It is clear that the North American High Yield index tranche is making a big move and looks to be gearing up for spread improvement. No such move in its cousin, the EM tranche. If you are looking for momentum, long HY looks like the winner for a while.
Corporate EM debt typically has a HY rating, but within the borders of their respective countries, these issuers have the look and feel of investment grade. This creates some interesting tensions between the two indices. You see them crossing each other several times even in the last few months.
My initial take on the recent underperformance of EM versus HY is straightforward:
Energy: Energy plays are common in both tranches, but the effect of cheap energy inputs provides offsetting support to other constituents in the HY index. The effect on EM is not nearly so supportive.
Economy: The US economy is showing a resilient labor market and decent numbers to go along with it—so much so that people feel good enough about the future to have a good crop of babies. With China letting up on stockpiling commodities, the EM world is looking weak.
Russia: I’m not sure how big an impact Russia plays on EM anymore given the extent of the sell-off in Russian assets, but the downgrade of Russian Federation debt to junk can’t be giving a good vibe.
The matter is more complicated than this cursory view. The data is giving a different read of the matter. I am using the BRIC 40 “titans” equity index as a more liquid proxy for EM credit—this is indeed imperfect. It shows that financials and IT carry a bigger weight than energy. In fact, the share of energy is about that same in HY and EM and 17% and 16%, respectively. BRIC equity performance has held up relative to oil well.

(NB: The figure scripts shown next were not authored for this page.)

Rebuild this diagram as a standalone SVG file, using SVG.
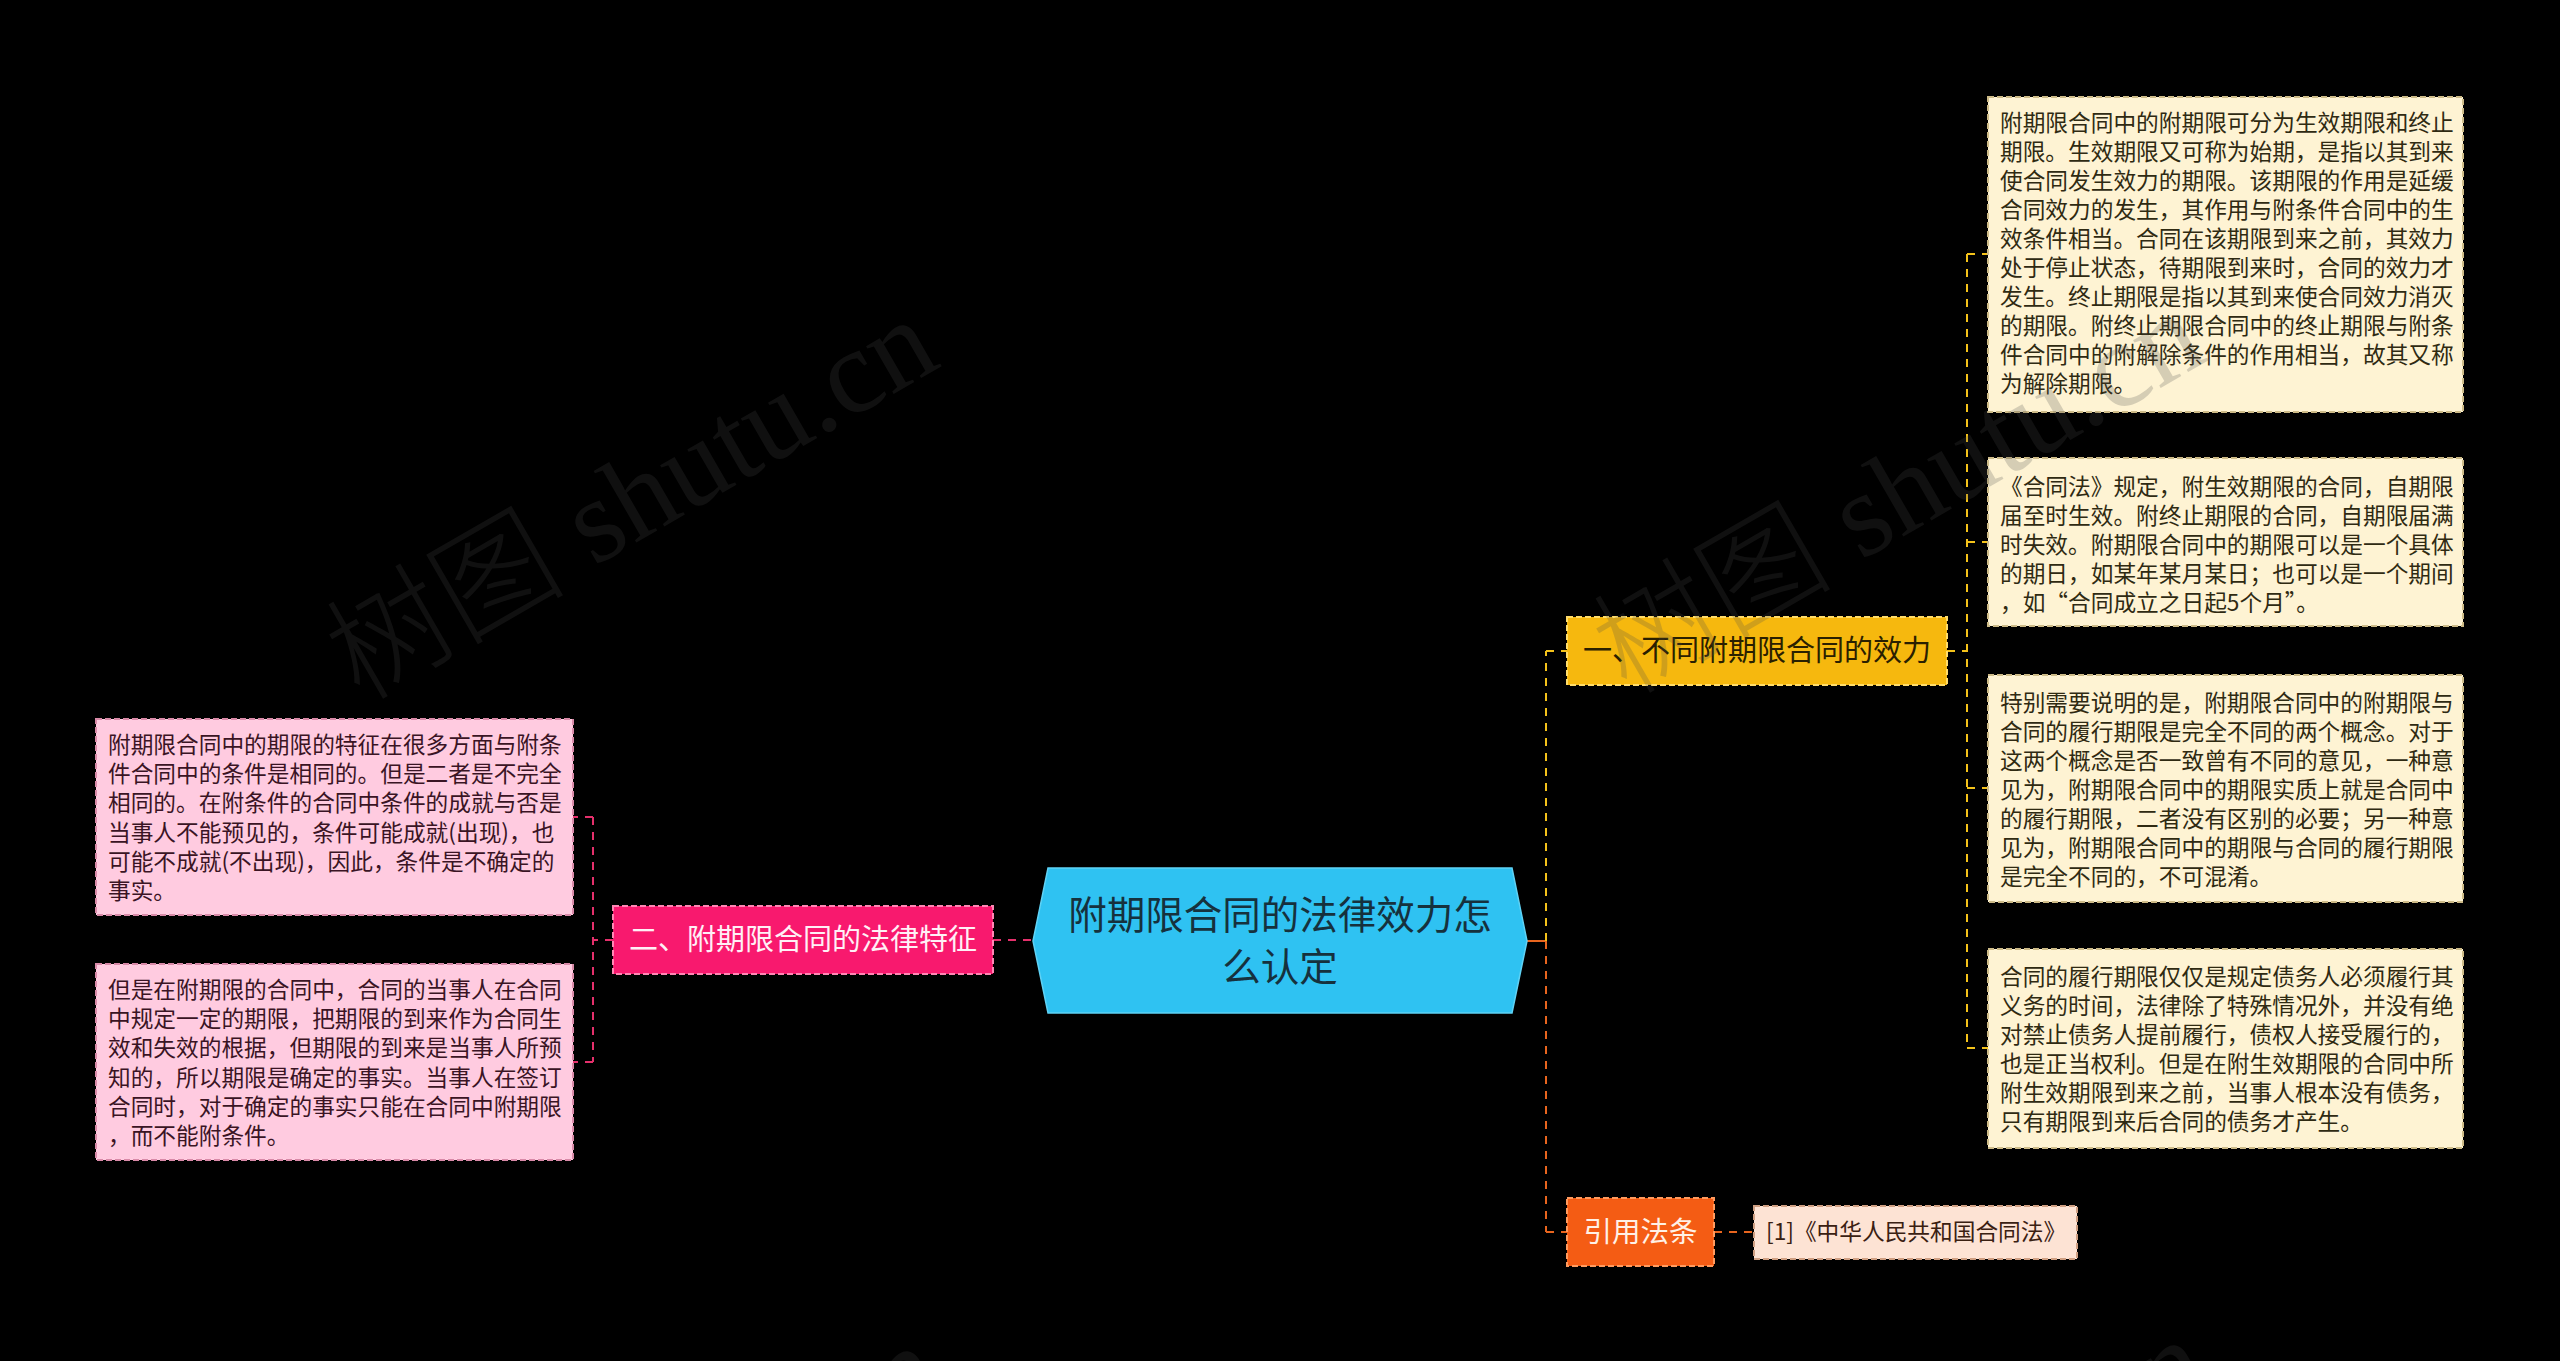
<svg xmlns="http://www.w3.org/2000/svg" width="2560" height="1361" viewBox="0 0 2560 1361">
<style>
.t{font-family:"Noto Sans CJK SC","Noto Sans",sans-serif;}
.leaf{font-size:22.7px;}
.yl{fill:#fef3d3;stroke:#cdbb88;stroke-width:2;stroke-dasharray:6,3;}
.yt{fill:#2f2a12;}
.pl{fill:#ffcbe0;stroke:#d98aa8;stroke-width:2;stroke-dasharray:6,3;}
.pt{fill:#3a1424;}
.cy{stroke:#f4c21a;stroke-width:2;fill:none;stroke-dasharray:8,7;}
.co{stroke:#e8651e;stroke-width:2;fill:none;stroke-dasharray:8,7;}
.cp{stroke:#e5306c;stroke-width:2;fill:none;stroke-dasharray:8,7;}
.wm{font-family:"Liberation Serif","Noto Sans CJK SC",serif;font-size:120px;font-weight:300;fill:#4a4a4a;opacity:0.22;}
</style>
<rect x="0" y="0" width="2560" height="1361" fill="#000000"/>

<g id="connectors">
  <line x1="993" y1="940" x2="1033" y2="940" class="cp"/>
  <line x1="613" y1="940" x2="593" y2="940" class="cp"/>
  <line x1="593" y1="817" x2="593" y2="1062" class="cp"/>
  <line x1="593" y1="817" x2="573" y2="817" class="cp"/>
  <line x1="593" y1="1062" x2="573" y2="1062" class="cp"/>
  <line x1="1527" y1="941" x2="1546" y2="941" stroke="#e8651e" stroke-width="2"/>
  <line x1="1546" y1="941" x2="1546" y2="651" class="cy"/>
  <line x1="1546" y1="651" x2="1567" y2="651" class="cy"/>
  <line x1="1546" y1="941" x2="1546" y2="1232" class="co"/>
  <line x1="1546" y1="1232" x2="1567" y2="1232" class="co"/>
  <line x1="1947" y1="651" x2="1967" y2="651" class="cy"/>
  <line x1="1967" y1="254" x2="1967" y2="1048" class="cy"/>
  <line x1="1967" y1="254" x2="1988" y2="254" class="cy"/>
  <line x1="1967" y1="542" x2="1988" y2="542" class="cy"/>
  <line x1="1967" y1="788" x2="1988" y2="788" class="cy"/>
  <line x1="1967" y1="1048" x2="1988" y2="1048" class="cy"/>
  <line x1="1714" y1="1232" x2="1754" y2="1232" class="co"/>
</g>

<g id="root">
  <polygon points="1033,941 1048,868 1512,868 1527,941 1512,1013 1048,1013" fill="#2fc2f2" stroke="#5fd2f5" stroke-width="1.5"/>
  <text class="t" x="1280" y="929" font-size="38.5" fill="#16313d" text-anchor="middle">附期限合同的法律效力怎</text>
  <text class="t" x="1280" y="981" font-size="38.5" fill="#16313d" text-anchor="middle">么认定</text>
</g>

<g id="branch-left">
  <rect x="613" y="906" width="380" height="68" fill="#f8196e" stroke="#ff86b4" stroke-width="2" stroke-dasharray="6,3"/>
  <text class="t" x="803" y="950" font-size="29" fill="#fff0f6" text-anchor="middle">二、附期限合同的法律特征</text>
</g>

<g id="leaf-left-1">
  <rect x="96" y="719" width="477" height="196" class="pl"/>
  <text class="t leaf pt" x="108" y="753">
    <tspan x="108" dy="0">附期限合同中的期限的特征在很多方面与附条</tspan>
    <tspan x="108" dy="29.2">件合同中的条件是相同的。但是二者是不完全</tspan>
    <tspan x="108" dy="29.2">相同的。在附条件的合同中条件的成就与否是</tspan>
    <tspan x="108" dy="29.2">当事人不能预见的，条件可能成就(出现)，也</tspan>
    <tspan x="108" dy="29.2">可能不成就(不出现)，因此，条件是不确定的</tspan>
    <tspan x="108" dy="29.2">事实。</tspan>
  </text>
</g>

<g id="leaf-left-2">
  <rect x="96" y="964" width="477" height="196" class="pl"/>
  <text class="t leaf pt" x="108" y="998">
    <tspan x="108" dy="0">但是在附期限的合同中，合同的当事人在合同</tspan>
    <tspan x="108" dy="29.2">中规定一定的期限，把期限的到来作为合同生</tspan>
    <tspan x="108" dy="29.2">效和失效的根据，但期限的到来是当事人所预</tspan>
    <tspan x="108" dy="29.2">知的，所以期限是确定的事实。当事人在签订</tspan>
    <tspan x="108" dy="29.2">合同时，对于确定的事实只能在合同中附期限</tspan>
    <tspan x="108" dy="29.2">，而不能附条件。</tspan>
  </text>
</g>

<g id="branch-right-1">
  <rect x="1567" y="617" width="380" height="68" fill="#f6b80e" stroke="#ffdc6a" stroke-width="2" stroke-dasharray="6,3"/>
  <text class="t" x="1757" y="661" font-size="29" fill="#2a2000" text-anchor="middle">一、不同附期限合同的效力</text>
</g>

<g id="leaf-right-1">
  <rect x="1988" y="97" width="475" height="315" class="yl"/>
  <text class="t leaf yt" x="2000" y="131">
    <tspan x="2000" dy="0">附期限合同中的附期限可分为生效期限和终止</tspan>
    <tspan x="2000" dy="29">期限。生效期限又可称为始期，是指以其到来</tspan>
    <tspan x="2000" dy="29">使合同发生效力的期限。该期限的作用是延缓</tspan>
    <tspan x="2000" dy="29">合同效力的发生，其作用与附条件合同中的生</tspan>
    <tspan x="2000" dy="29">效条件相当。合同在该期限到来之前，其效力</tspan>
    <tspan x="2000" dy="29">处于停止状态，待期限到来时，合同的效力才</tspan>
    <tspan x="2000" dy="29">发生。终止期限是指以其到来使合同效力消灭</tspan>
    <tspan x="2000" dy="29">的期限。附终止期限合同中的终止期限与附条</tspan>
    <tspan x="2000" dy="29">件合同中的附解除条件的作用相当，故其又称</tspan>
    <tspan x="2000" dy="29">为解除期限。</tspan>
  </text>
</g>

<g id="leaf-right-2">
  <rect x="1988" y="458" width="475" height="168" class="yl"/>
  <text class="t leaf yt" x="2000" y="495">
    <tspan x="2000" dy="0">《合同法》规定，附生效期限的合同，自期限</tspan>
    <tspan x="2000" dy="29">届至时生效。附终止期限的合同，自期限届满</tspan>
    <tspan x="2000" dy="29">时失效。附期限合同中的期限可以是一个具体</tspan>
    <tspan x="2000" dy="29">的期日，如某年某月某日；也可以是一个期间</tspan>
    <tspan x="2000" dy="29">，如“合同成立之日起5个月”。</tspan>
  </text>
</g>

<g id="leaf-right-3">
  <rect x="1988" y="675" width="475" height="227" class="yl"/>
  <text class="t leaf yt" x="2000" y="711">
    <tspan x="2000" dy="0">特别需要说明的是，附期限合同中的附期限与</tspan>
    <tspan x="2000" dy="29">合同的履行期限是完全不同的两个概念。对于</tspan>
    <tspan x="2000" dy="29">这两个概念是否一致曾有不同的意见，一种意</tspan>
    <tspan x="2000" dy="29">见为，附期限合同中的期限实质上就是合同中</tspan>
    <tspan x="2000" dy="29">的履行期限，二者没有区别的必要；另一种意</tspan>
    <tspan x="2000" dy="29">见为，附期限合同中的期限与合同的履行期限</tspan>
    <tspan x="2000" dy="29">是完全不同的，不可混淆。</tspan>
  </text>
</g>

<g id="leaf-right-4">
  <rect x="1988" y="949" width="475" height="199" class="yl"/>
  <text class="t leaf yt" x="2000" y="985">
    <tspan x="2000" dy="0">合同的履行期限仅仅是规定债务人必须履行其</tspan>
    <tspan x="2000" dy="29">义务的时间，法律除了特殊情况外，并没有绝</tspan>
    <tspan x="2000" dy="29">对禁止债务人提前履行，债权人接受履行的，</tspan>
    <tspan x="2000" dy="29">也是正当权利。但是在附生效期限的合同中所</tspan>
    <tspan x="2000" dy="29">附生效期限到来之前，当事人根本没有债务，</tspan>
    <tspan x="2000" dy="29">只有期限到来后合同的债务才产生。</tspan>
  </text>
</g>

<g id="branch-right-2">
  <rect x="1567" y="1198" width="147" height="68" fill="#f45c14" stroke="#ff9a5e" stroke-width="2" stroke-dasharray="6,3"/>
  <text class="t" x="1640.5" y="1242" font-size="28.5" fill="#fff1e6" text-anchor="middle">引用法条</text>
</g>

<g id="leaf-citation">
  <rect x="1754" y="1206" width="323" height="53" fill="#fde3d4" stroke="#cf9f82" stroke-width="2" stroke-dasharray="6,3"/>
  <text class="t leaf" x="1766" y="1240" fill="#3a2012">[1]《中华人民共和国合同法》</text>
</g>

<g id="watermark">
  <text class="wm" transform="translate(360,702) rotate(-30)">树图 shutu.cn</text>
  <text class="wm" transform="translate(1627,696) rotate(-30)">树图 shutu.cn</text>
  <text class="wm" transform="translate(364,1728) rotate(-30)">树图 shutu.cn</text>
  <text class="wm" transform="translate(1631,1722) rotate(-30)">树图 shutu.cn</text>
</g>
</svg>
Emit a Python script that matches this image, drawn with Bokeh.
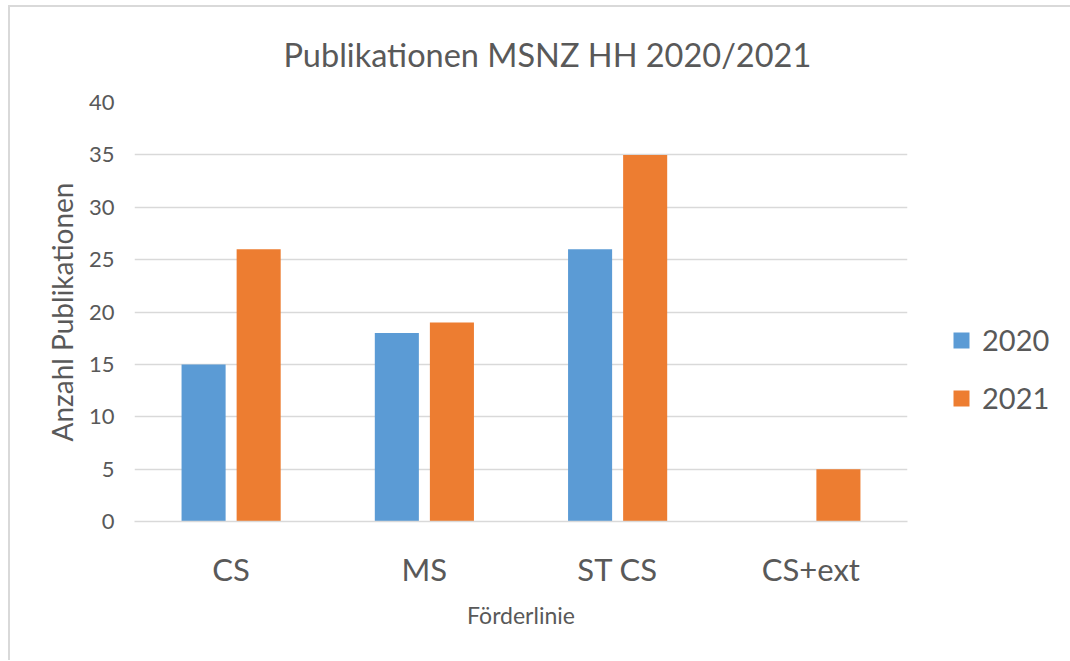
from bokeh.plotting import figure
from bokeh.models import ColumnDataSource, FactorRange, Legend, LegendItem
from bokeh.transform import dodge
from bokeh.embed import file_html
from bokeh.resources import INLINE

categories = ["CS", "MS", "ST CS", "CS+ext"]
series_names = ["2020", "2021"]
values_2020 = [15, 18, 26, 0]
values_2021 = [26, 19, 35, 5]
y_ticks = [0, 5, 10, 15, 20, 25, 30, 35, 40]

FONT = "Lato"
TXT = "#595959"
GRID = "#d9d9d9"

src = ColumnDataSource(dict(cat=categories, v2020=values_2020, v2021=values_2021))

p = figure(x_range=FactorRange(*categories, range_padding=0), y_range=(0, 40),
           frame_width=773, frame_height=419,
           min_border_left=124, min_border_right=155, min_border_top=95, min_border_bottom=139,
           output_backend="svg", toolbar_location=None,
           title="Publikationen MSNZ HH 2020/2021")
p.styles = {"border-top": "2px solid #d9d9d9", "border-left": "2px solid #d9d9d9",
            "margin-top": "5px", "margin-left": "8px"}
p.outline_line_color = None
p.background_fill_color = "white"
p.border_fill_color = "white"

p.title.text_font = FONT
p.title.text_font_size = "32.5px"
p.title.text_font_style = "normal"
p.title.text_color = TXT
p.title.align = "left"
p.title.offset = 149
p.title.standoff = 54
p.title.vertical_align = "top"

r1 = p.vbar(x=dodge("cat", -0.1425, range=p.x_range), top="v2020", width=0.228, source=src,
            fill_color="#5B9BD5", line_color=None)
r2 = p.vbar(x=dodge("cat", 0.1425, range=p.x_range), top="v2021", width=0.228, source=src,
            fill_color="#ED7D31", line_color=None)

p.xgrid.grid_line_color = None
p.ygrid.grid_line_color = GRID
p.ygrid.grid_line_width = 1.5

p.yaxis.ticker = y_ticks
p.yaxis.axis_line_color = None
p.yaxis.major_tick_line_color = None
p.yaxis.major_tick_out = 0
p.yaxis.major_tick_in = 0
p.yaxis.minor_tick_line_color = None
p.yaxis.major_label_text_font = FONT
p.yaxis.major_label_text_font_size = "22px"
p.yaxis.major_label_text_color = TXT
p.yaxis.major_label_standoff = 20
p.yaxis.axis_label = "Anzahl Publikationen"
p.yaxis.axis_label_text_font = FONT
p.yaxis.axis_label_text_font_size = "28px"
p.yaxis.axis_label_text_font_style = "normal"
p.yaxis.axis_label_text_color = TXT
p.yaxis.axis_label_standoff = 7

p.xaxis.axis_line_color = GRID
p.xaxis.axis_line_width = 1.5
p.xaxis.major_tick_line_color = None
p.xaxis.minor_tick_line_color = None
p.xaxis.major_label_text_font = FONT
p.xaxis.major_label_text_font_size = "31px"
p.xaxis.major_label_text_color = TXT
p.xaxis.major_label_standoff = 22
p.xaxis.axis_label = "Förderlinie"
p.xaxis.axis_label_text_font = FONT
p.xaxis.axis_label_text_font_size = "23px"
p.xaxis.axis_label_text_font_style = "normal"
p.xaxis.axis_label_text_color = TXT
p.xaxis.axis_label_standoff = 10

legend = Legend(items=[LegendItem(label=series_names[0], renderers=[r1]),
                       LegendItem(label=series_names[1], renderers=[r2])],
                location=(44, 106), orientation="vertical")
legend.glyph_width = 20
legend.glyph_height = 20
legend.label_standoff = 11
legend.label_text_font = FONT
legend.label_text_font_size = "29px"
legend.label_text_color = TXT
legend.spacing = 23
legend.padding = 0
legend.margin = 0
legend.border_line_color = None
legend.background_fill_alpha = 0
p.add_layout(legend, "right")

open("out.html", "w").write(file_html(p, INLINE))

What you see below is this same BRICs titans equity compared to a model that incorporates moves in Brent Crude and an index of broad energy debt. Three years’ worth of data tells me that BRIC equity isn’t well explained by moves in either. It is likely that this proxy for the far more illiquid EM CDS index will have no better fit.
The observed trend may be quite persistent and thus investible. The Russian problems weigh on EM overall not because of the energy sector specifically, but because the problems within the Russian energy sector reflect broader concerns across EM debt. The effect of Russia is more opaque, more subtle, and more stubbornly difficult to resolve.
Sanctions have revived a long-standing concern that is broader than the evolution of energy patterns. A major reason why Russia is crippled under the current sanctions is because of problems related to mismanagement and corruption within the overall economy. Traditionally it overcame this intrinsic efficiency by devoting large amounts of resources to areas considered critical. Devoting such resources by command and control makes corruption inescapable.
There is growing concern that Russian isn’t alone in these problems. Brazil is faces the same endemic corruption problems as Russia, though it shows greater ability to address and resolve the problem. China is preparing for a bursting credit bubble the likes of which no one has ever seen. India is golden and immune, benefitting from cheap energy like nobody else.
Russia, Europe’s unfriendly neighborhood gas station, has been this way since I’ve been alive, likely since the Mongols came across the steppe, broke them down, and twisted their self-image. They spend their capital on brute force methods of energy extraction because they don’t have the technological capability to extrtact energy any other way. Energy is the preserve of the Russian kleptocrat, and loading up on armaments is his means of expression.
This is a harsh but accurate assessment of Russia. It is a country that needs radical and dramatic change in laws and leadership if it going to successfully improve living standards for the common Ivan. Thankfully, the rest of the emerging world is in far better shape, but the specter of Russian incompetence will hang over the space for a while yet.